**INSTRUCTIONS FOR THE TASK:** All lines holding the string "chart" are to be shown.

**COLLECTED MATERIAL:**
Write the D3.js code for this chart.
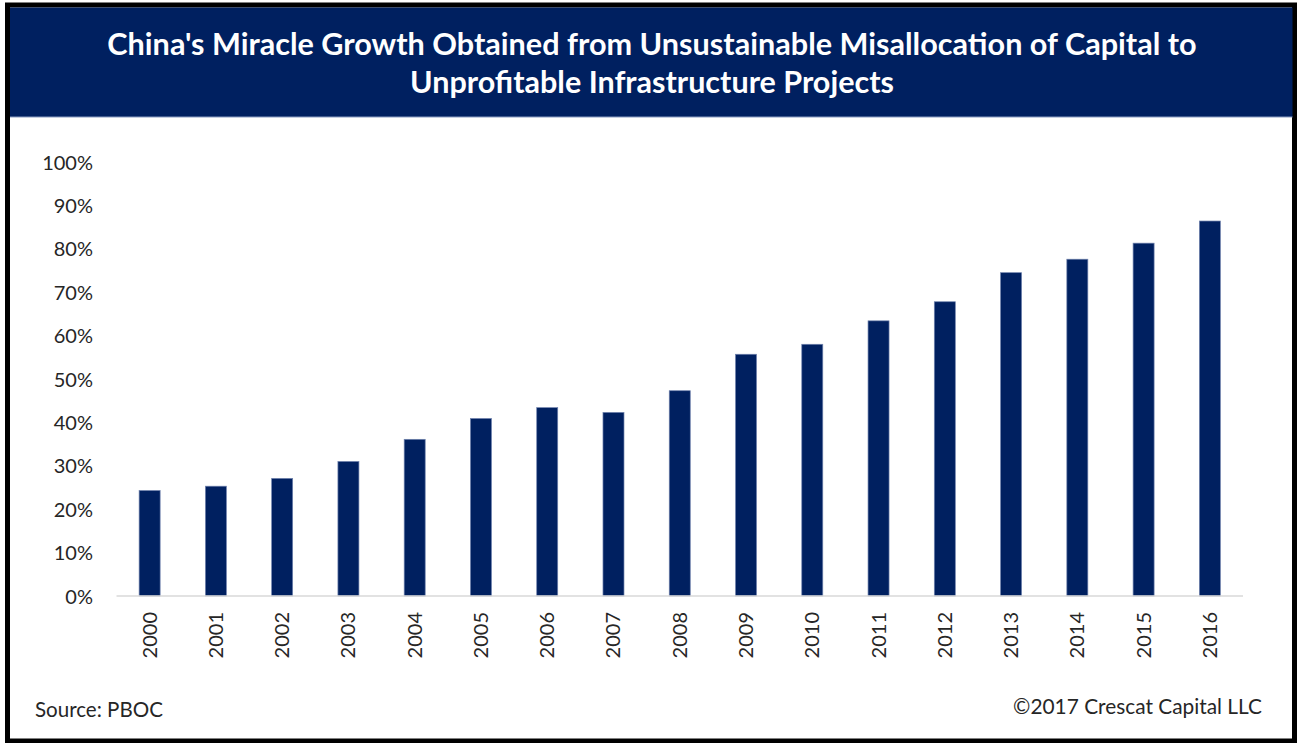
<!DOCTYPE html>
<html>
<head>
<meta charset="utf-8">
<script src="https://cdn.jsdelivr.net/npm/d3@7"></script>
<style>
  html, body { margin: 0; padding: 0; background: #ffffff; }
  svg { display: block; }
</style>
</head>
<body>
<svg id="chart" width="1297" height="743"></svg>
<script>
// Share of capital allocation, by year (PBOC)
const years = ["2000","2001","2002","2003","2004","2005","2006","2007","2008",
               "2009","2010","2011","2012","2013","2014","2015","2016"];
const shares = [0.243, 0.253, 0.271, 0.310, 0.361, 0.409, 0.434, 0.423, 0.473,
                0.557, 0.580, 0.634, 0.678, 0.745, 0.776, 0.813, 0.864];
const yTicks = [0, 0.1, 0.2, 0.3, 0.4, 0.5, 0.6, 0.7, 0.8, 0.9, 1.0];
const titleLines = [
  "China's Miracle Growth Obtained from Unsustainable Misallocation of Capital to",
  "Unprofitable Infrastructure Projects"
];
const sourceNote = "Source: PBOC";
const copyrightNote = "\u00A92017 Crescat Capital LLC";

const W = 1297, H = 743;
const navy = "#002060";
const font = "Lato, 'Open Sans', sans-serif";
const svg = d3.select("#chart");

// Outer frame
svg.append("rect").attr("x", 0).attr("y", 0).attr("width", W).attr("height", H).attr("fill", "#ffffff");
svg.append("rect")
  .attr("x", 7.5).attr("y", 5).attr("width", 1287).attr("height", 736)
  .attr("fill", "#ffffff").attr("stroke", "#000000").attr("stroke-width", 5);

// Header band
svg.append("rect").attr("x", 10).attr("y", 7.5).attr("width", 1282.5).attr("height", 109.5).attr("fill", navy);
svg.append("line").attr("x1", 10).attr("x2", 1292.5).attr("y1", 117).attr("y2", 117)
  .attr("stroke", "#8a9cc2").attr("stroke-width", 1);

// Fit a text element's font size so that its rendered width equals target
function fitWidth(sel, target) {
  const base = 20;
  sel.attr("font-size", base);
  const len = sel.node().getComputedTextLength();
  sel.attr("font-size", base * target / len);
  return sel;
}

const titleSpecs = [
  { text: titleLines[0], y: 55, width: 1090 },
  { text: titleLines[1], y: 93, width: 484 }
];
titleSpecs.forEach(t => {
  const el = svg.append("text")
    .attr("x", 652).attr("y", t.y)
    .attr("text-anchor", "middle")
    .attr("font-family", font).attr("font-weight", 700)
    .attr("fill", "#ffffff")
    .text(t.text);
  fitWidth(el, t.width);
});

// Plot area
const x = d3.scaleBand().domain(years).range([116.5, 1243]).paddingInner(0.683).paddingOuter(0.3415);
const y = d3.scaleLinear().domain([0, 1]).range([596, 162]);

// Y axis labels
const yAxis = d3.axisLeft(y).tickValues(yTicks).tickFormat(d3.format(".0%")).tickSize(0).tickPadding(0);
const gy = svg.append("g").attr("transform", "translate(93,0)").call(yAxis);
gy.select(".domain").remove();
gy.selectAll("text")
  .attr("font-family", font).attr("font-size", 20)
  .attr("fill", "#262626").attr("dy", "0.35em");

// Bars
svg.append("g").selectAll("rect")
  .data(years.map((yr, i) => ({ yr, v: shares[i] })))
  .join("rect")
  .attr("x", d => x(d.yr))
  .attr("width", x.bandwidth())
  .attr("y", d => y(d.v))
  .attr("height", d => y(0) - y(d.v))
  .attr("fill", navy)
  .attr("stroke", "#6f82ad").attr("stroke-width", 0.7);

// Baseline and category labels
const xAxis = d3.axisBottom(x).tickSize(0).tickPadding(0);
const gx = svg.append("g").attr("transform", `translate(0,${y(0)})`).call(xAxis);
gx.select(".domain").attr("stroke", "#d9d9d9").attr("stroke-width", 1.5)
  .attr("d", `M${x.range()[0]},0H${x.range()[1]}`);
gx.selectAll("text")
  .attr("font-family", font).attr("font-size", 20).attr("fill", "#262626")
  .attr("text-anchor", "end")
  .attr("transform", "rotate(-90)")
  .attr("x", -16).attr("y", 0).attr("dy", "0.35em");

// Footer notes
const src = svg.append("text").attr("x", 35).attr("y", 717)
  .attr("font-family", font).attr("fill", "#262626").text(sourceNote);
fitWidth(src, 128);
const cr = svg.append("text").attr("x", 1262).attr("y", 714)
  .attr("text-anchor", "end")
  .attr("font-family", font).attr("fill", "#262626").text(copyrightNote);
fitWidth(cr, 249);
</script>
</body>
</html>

**SOLUTION TO THIS EXERCISE:**
Write the D3.js code for this chart.
<svg id="chart" width="1297" height="743"></svg>
const svg = d3.select("#chart");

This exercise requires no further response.